In design, the backstage should be as important as the external part of products and services. Is your design really clean?
A few years ago I contacted a company to renovate the kitchen at home. After a couple of weeks, they finished the job. The kitchen looked great. Good materials, good design… There was only one problem: the kitchen was a mess.
It was full of things that had been used to build the kitchen, but were no longer needed: dust, water, buckets, dirty cloths and a couple of completely useless brooms. Obviously, they thought that their work was limited to renovate the kitchen and that didn’t include getting rid of the leftover material.
Something similar happens in web design and with other technologies.
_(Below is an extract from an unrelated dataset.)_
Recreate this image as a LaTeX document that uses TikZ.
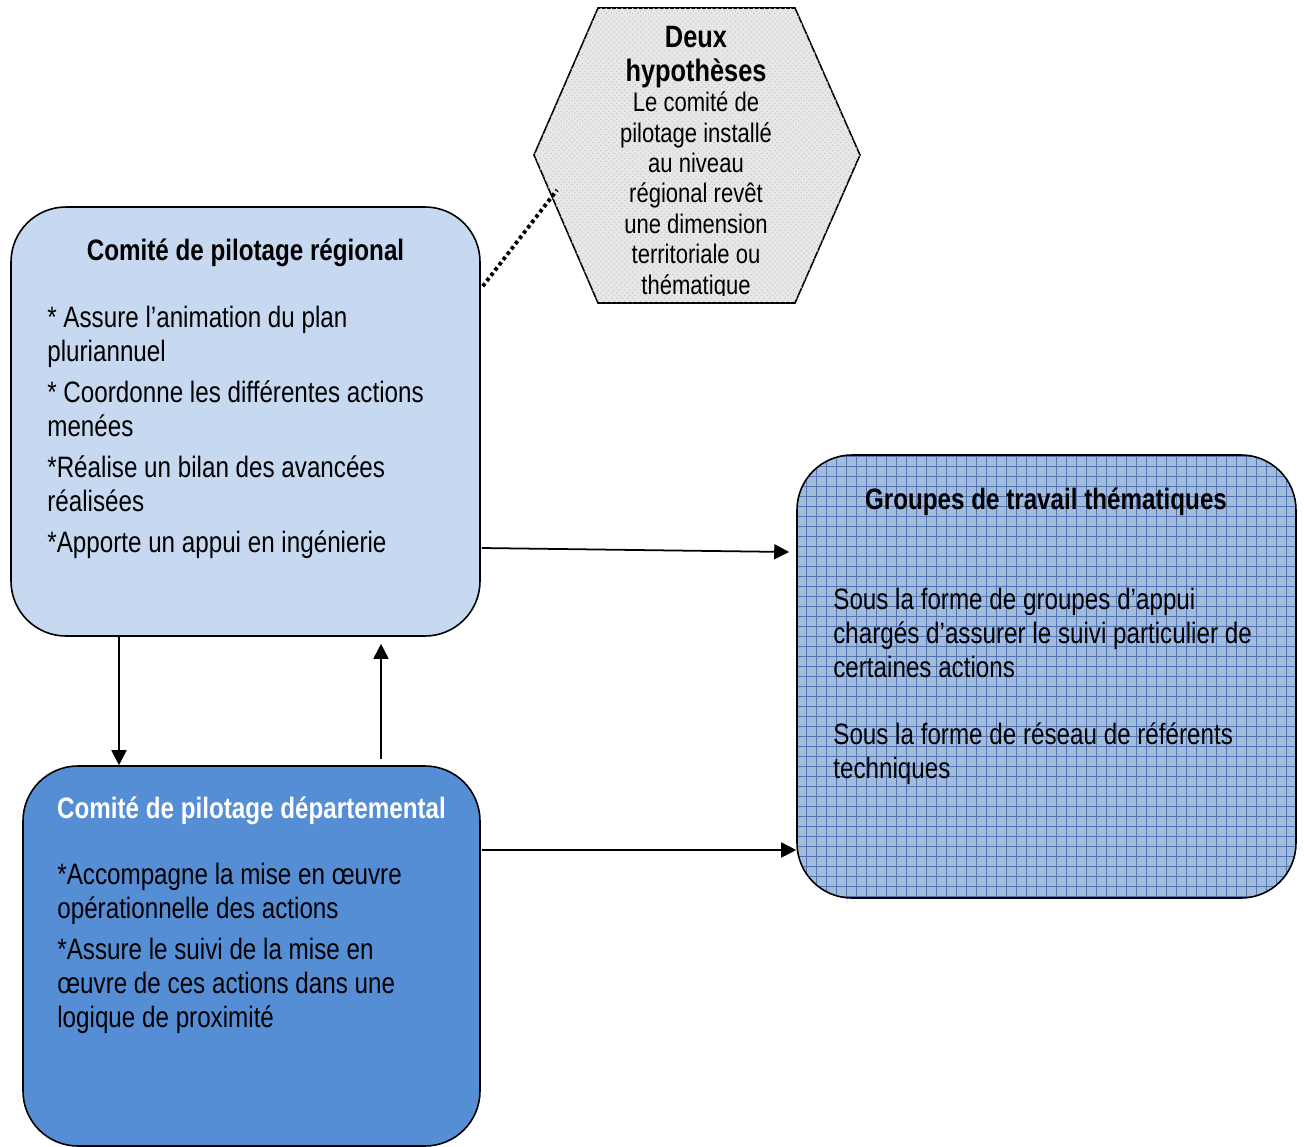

In web design, the focus lies on elements such as usability, download time, images or optimization. That is, visible and external elements. However, websites have two kinds of users: visitors and web managers (our customers). And they interact with sites in different ways.
Our customers need to access their websites to create new pages, upload images and publish posts, mainly. Here, usability is as important as outside. They need a straightforward and intuitive dashboard that facilitates their daily work, the internal elements of the site should be loaded quickly and the change from one window to another must be agile.
With content management systems such as WordPress many of these challenges are solved, but even so, there are still many things that depend on the designer. For instance, customizing the dashboard, removing those elements that the customer doesn’t need or modifying the administration menu labels to make them more understandable.
Likewise, designers should delete all those pages, images or contacts forms used during the design process that, finally, won’t be necessary. Equally important is to give descriptive names to images so that they can be easily found by the customer. Although all this may seem obvious, it’s less common than it should be.
Moving from websites to other technologies, such as CRM systems, clean design is conspicuous by its absence. With this type of software, the need to adapt the product to each customer is even more necessary, which often results in completely incomprehensible dashboards and a whole lot of useless elements still visible that hamper and hinder work, rather than assist.
Clean design means taking into account the inside as well as the outside of products and services because users might need to access their “invisible” side to manage, clean or repair them.